• _Exercise_: Set down all of the data that follows word for word, without the images.

======

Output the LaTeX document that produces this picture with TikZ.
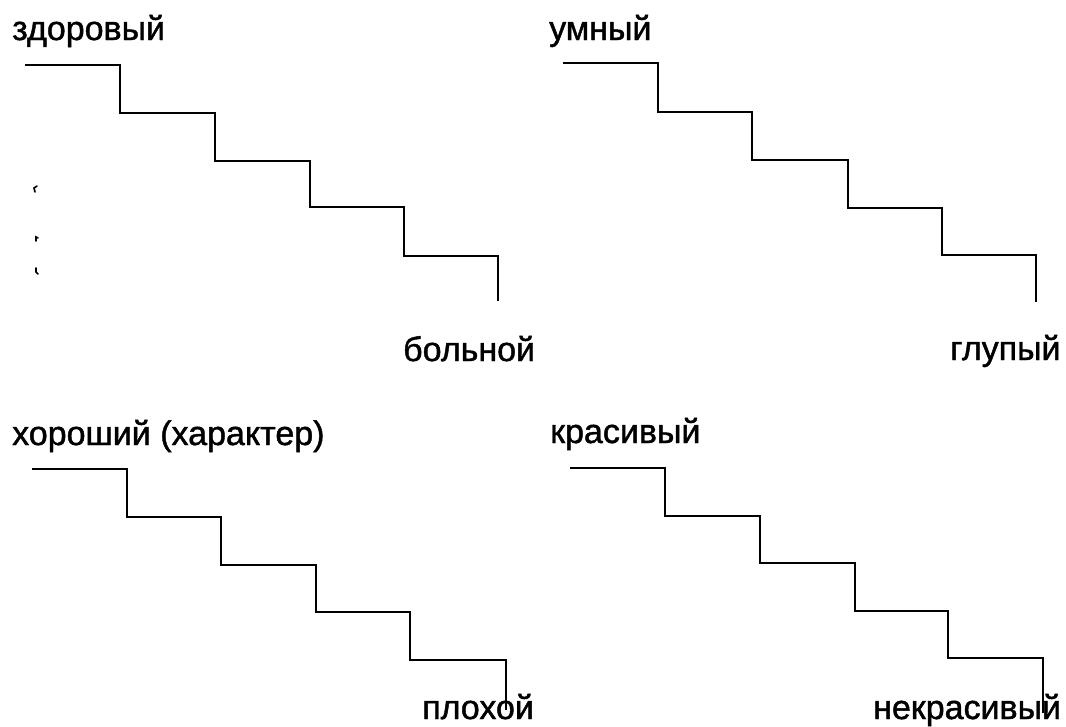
\documentclass[tikz,border=0pt]{standalone}
\usepackage{fontspec}
\setmainfont{Liberation Sans}
\usepackage{tikz}
\usetikzlibrary{positioning}

\begin{document}
\begin{tikzpicture}[x=1pt,y=-1pt]
    \tikzstyle{word} = [inner sep=0pt, anchor=base west, font=\fontsize{34}{40}\selectfont\addfontfeature{FakeBold=1.3}]
    \tikzstyle{stair} = [line width=2.7pt, line join=miter]
    \tikzstyle{speck} = [line width=1.6pt, line cap=round]
        \useasboundingbox (0,0) rectangle (1066,726);
        \node (zdor) [word] at (12,40) {здоровый};
        \node (boln) [word] at (403,361) {больной};
        \node (umn) [word] at (549,40) {умный};
        \node (glup) [word] at (950,360) {глупый};
        \node (khor) [word] at (12,445) {хороший (характер)};
        \node (plokh) [word] at (422,719) {плохой};
        \node (kras) [word] at (550,443) {красивый};
        \node (nekras) [word] at (873,719) {некрасивый};
        \draw[stair] (25,65) -| (120,113) -| (215,161) -| (310,207) -| (404,256) -| (498,301);
        \draw[stair] (563,63) -| (658,112) -| (752,160) -| (848,208) -| (942,255) -| (1036,302);
        \draw[stair] (32,469) -| (127,517) -| (221,565) -| (316,612) -| (410,660) -| (506,710);
        \draw[stair] (570,468) -| (665,516) -| (760,563) -| (855,611) -| (948,658) -| (1043,713);
        \draw[speck] (35,192) -- (34,188) -- (37,186);
        \draw[speck] (36,241) -- (36,237) -- (38,238);
        \draw[speck] (36,268) -- (36,272) -- (38,274);
    \end{tikzpicture}
\end{document}
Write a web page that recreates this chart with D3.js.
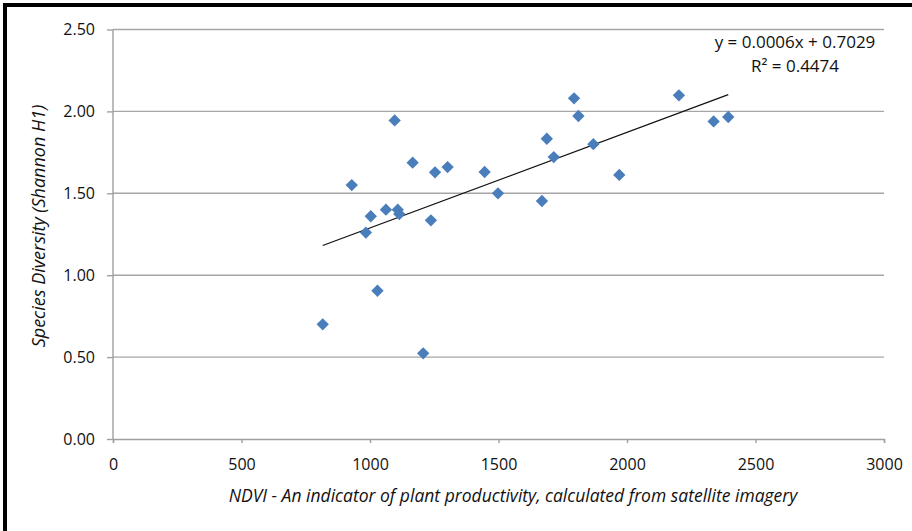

======

• _Output_:
Output the LaTeX document that produces this picture with TikZ.
\documentclass[tikz,border=0pt]{standalone}
\usepackage{fontspec}
\setmainfont{Liberation Sans}
\usepackage{tikz}
\usetikzlibrary{positioning}

\begin{document}
\begin{tikzpicture}[x=1pt,y=-1pt]
    \tikzstyle{word} = [inner sep=0pt, anchor=base west, font=\fontsize{34}{40}\selectfont\addfontfeature{FakeBold=1.3}]
    \tikzstyle{stair} = [line width=2.7pt, line join=miter]
    \tikzstyle{speck} = [line width=1.6pt, line cap=round]
        \useasboundingbox (0,0) rectangle (1066,726);
        \node (zdor) [word] at (12,40) {здоровый};
        \node (boln) [word] at (403,361) {больной};
        \node (umn) [word] at (549,40) {умный};
        \node (glup) [word] at (950,360) {глупый};
        \node (khor) [word] at (12,445) {хороший (характер)};
        \node (plokh) [word] at (422,719) {плохой};
        \node (kras) [word] at (550,443) {красивый};
        \node (nekras) [word] at (873,719) {некрасивый};
        \draw[stair] (25,65) -| (120,113) -| (215,161) -| (310,207) -| (404,256) -| (498,301);
        \draw[stair] (563,63) -| (658,112) -| (752,160) -| (848,208) -| (942,255) -| (1036,302);
        \draw[stair] (32,469) -| (127,517) -| (221,565) -| (316,612) -| (410,660) -| (506,710);
        \draw[stair] (570,468) -| (665,516) -| (760,563) -| (855,611) -| (948,658) -| (1043,713);
        \draw[speck] (35,192) -- (34,188) -- (37,186);
        \draw[speck] (36,241) -- (36,237) -- (38,238);
        \draw[speck] (36,268) -- (36,272) -- (38,274);
    \end{tikzpicture}
\end{document}
Write a web page that recreates this chart with D3.js.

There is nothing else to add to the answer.